The South Tahoe Public Utility District is developing a Recycled Water Strategic Plan to determine the most cost-effective, innovative, and environmentally conscious way to manage recycled water in the future. This Plan will be developed over the next three years and involve opportunities for customers, agency partners, and the public to provide input. To receive email alerts on upcoming public meetings and project updates, send an email to email@example.com.
The District collects, treats, and recycles wastewater from the South Lake Tahoe region. An average of 3.9 million gallons per day of recycled water is pumped 26 miles to Alpine County. Recycled water is stored in Harvey Place Reservoir and released in summer months to be used by ranchers and the District for irrigation.
The District began exporting recycled water to Alpine County in 1967 to comply with state and federal laws such as the Porter-Cologne Act and Public law 96-551. This requirement is unique to the Tahoe region and requires an enormous amount of energy to pump recycled water over mountain passes.
In 1988 the District entered a 40 year agreement to supply recycled water to six ranchers in Alpine County. In 2018, the District began growing alfalfa with recycled water on its Diamond Valley Ranch. In addition to recycling 100% of its wastewater, the District recycles 100% of its biosolids as fertilizer for agricultural land with Bently Agrodynamics in Douglas County, Nevada. The District also annually produces 381,000kw in hydroelectricity as recycled water flows from the top of Luther Pass 2,200 feet down into Alpine County.
There have been significant advances in and acceptances of water reuse over the last 50 years. As such, the District will be re-evaluating current operations and practices to identify the best ways to process and use recycled water in the future.
The District completed a Recycled Water Facilities Master Plan in 2009 which focused on maximizing the utility of our Alpine County facilities. The new Strategic Plan will look holistically to determine feasibility, innovation opportunities, hurdles, solutions, possibilities, and new technologies to treat and maximize the beneficial use of recycled water.
Recycled water is pumped 26 miles, from South Tahoe PUD’s wastewater treatment to Harvey Place Reservoir in Alpine County. Harnessing the water pressure from recycled water flowing from the top of Luther Pass down into Alpine County, the District produces 381,000kw of hydroelectricity.

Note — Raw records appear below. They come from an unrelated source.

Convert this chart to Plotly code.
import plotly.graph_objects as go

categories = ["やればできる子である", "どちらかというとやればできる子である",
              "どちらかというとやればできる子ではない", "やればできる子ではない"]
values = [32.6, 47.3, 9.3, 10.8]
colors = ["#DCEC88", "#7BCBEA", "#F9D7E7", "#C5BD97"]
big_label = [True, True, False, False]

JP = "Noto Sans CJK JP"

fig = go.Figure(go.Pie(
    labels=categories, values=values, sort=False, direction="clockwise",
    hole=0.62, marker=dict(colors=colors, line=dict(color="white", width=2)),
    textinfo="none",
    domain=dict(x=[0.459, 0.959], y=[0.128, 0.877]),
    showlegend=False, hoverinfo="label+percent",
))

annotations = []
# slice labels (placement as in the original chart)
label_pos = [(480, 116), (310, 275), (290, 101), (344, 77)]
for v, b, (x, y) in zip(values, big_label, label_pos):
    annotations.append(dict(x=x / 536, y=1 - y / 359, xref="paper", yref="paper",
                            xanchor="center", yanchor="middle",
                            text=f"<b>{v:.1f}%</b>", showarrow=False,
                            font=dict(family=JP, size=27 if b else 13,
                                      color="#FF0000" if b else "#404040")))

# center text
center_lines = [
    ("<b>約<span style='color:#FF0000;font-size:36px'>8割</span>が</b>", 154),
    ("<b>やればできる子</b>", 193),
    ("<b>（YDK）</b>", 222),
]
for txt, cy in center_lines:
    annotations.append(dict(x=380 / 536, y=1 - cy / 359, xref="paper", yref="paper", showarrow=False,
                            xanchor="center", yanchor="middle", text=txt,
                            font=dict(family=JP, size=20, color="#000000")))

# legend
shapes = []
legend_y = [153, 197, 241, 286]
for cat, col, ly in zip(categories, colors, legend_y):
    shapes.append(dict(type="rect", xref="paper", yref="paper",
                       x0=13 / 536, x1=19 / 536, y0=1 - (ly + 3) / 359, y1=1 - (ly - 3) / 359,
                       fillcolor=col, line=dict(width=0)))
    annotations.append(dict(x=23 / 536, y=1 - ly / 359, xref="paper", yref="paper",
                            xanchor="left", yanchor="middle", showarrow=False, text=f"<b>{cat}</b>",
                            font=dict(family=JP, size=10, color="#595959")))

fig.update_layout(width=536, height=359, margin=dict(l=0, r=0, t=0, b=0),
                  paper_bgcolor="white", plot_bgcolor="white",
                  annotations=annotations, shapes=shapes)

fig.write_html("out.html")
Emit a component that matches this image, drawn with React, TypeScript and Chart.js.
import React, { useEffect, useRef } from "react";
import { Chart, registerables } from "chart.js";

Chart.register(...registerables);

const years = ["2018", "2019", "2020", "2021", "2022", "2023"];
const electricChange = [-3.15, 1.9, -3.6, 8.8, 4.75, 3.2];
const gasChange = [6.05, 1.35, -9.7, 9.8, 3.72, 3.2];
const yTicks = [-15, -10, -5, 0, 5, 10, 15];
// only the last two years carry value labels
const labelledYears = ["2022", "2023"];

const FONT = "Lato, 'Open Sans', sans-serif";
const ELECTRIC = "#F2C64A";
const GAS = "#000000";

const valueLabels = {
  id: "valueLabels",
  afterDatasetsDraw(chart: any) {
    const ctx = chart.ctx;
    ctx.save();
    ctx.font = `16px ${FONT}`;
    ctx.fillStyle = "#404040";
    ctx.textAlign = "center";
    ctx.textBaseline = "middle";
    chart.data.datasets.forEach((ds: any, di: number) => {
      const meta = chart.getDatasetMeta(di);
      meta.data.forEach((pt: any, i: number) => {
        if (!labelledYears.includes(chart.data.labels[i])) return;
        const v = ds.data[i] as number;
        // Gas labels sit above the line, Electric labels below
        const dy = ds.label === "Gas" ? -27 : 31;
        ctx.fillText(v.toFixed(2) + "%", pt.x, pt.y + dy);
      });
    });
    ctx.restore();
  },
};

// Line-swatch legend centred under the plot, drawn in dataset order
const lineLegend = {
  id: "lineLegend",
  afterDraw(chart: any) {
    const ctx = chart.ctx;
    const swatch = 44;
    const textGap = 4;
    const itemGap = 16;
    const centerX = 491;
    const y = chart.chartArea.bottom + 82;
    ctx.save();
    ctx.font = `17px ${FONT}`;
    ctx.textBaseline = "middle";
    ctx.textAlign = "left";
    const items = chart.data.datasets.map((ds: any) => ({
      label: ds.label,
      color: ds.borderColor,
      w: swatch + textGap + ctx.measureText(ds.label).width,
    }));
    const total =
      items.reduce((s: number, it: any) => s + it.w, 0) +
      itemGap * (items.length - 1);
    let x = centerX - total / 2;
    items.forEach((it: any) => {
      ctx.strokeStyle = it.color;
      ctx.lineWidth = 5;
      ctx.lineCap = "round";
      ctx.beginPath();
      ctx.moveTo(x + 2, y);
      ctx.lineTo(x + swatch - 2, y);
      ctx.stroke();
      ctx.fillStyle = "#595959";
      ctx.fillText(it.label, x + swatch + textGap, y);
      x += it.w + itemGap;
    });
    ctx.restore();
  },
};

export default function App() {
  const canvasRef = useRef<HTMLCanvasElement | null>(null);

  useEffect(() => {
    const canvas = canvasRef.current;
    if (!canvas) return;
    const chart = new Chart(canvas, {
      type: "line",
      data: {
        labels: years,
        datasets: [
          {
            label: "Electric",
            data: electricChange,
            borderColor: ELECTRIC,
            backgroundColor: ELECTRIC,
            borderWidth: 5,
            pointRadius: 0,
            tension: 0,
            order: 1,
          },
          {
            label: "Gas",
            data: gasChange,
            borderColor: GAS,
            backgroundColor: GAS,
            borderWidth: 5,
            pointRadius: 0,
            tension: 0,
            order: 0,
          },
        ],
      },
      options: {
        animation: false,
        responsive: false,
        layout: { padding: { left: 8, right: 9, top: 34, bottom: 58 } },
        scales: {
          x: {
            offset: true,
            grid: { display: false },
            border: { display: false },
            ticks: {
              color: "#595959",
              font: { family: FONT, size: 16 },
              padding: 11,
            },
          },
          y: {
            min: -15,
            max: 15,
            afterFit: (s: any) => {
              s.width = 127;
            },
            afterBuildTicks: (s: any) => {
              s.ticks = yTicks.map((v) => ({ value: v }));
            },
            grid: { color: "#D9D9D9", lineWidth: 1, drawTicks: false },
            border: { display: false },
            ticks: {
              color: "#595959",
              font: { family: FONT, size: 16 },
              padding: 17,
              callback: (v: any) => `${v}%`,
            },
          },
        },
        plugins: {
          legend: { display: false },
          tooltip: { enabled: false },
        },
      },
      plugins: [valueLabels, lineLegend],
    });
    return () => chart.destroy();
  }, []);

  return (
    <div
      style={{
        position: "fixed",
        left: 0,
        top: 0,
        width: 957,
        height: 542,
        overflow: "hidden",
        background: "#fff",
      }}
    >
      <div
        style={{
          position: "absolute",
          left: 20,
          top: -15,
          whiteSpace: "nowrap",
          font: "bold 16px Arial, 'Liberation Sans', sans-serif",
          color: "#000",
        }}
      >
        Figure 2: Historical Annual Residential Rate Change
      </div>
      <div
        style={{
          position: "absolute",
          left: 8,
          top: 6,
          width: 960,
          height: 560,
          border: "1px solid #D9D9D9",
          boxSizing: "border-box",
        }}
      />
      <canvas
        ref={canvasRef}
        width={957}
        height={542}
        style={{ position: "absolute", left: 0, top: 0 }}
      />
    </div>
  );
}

South Tahoe PUD owns and operates a 1,400 acre recycled water facility in Alpine County called Diamond Valley Ranch.
Analyze and identify options to put recycled water to its highest end use, continue to protect our sensitive environment, and be cost-effective.
Educate, inform, and engage the public and a Stakeholder Advisory Group (SAG) to obtain input during the Recycled Water Strategic Plan developmental stages. Invited stakeholders include: Lahontan Regional Water Quality Control Board, Tahoe Regional Planning Agency, City of South Lake Tahoe, El Dorado County, Lukins Brothers Water Company, Tahoe Keys Property Owners Association, Tahoe Water Suppliers Association, Douglas County Sanitary and Improvement District, Incline Village General Improvement District, Alpine Watershed Group, League to Save Lake Tahoe, Sierra Nevada Alliance, Washoe Tribe, University of Davis Tahoe Environmental Research Center, California Tahoe Alliance, United States Forest Service, and Tahoe Resource Conservation District.
Keep public and SAG updated with factual and timely information on different alternatives and analyses.
Continue the District’s dedication to proactive planning, researching, and exploring better ways to deliver clean, reliable, cost-effective water, wastewater, and recycled water services.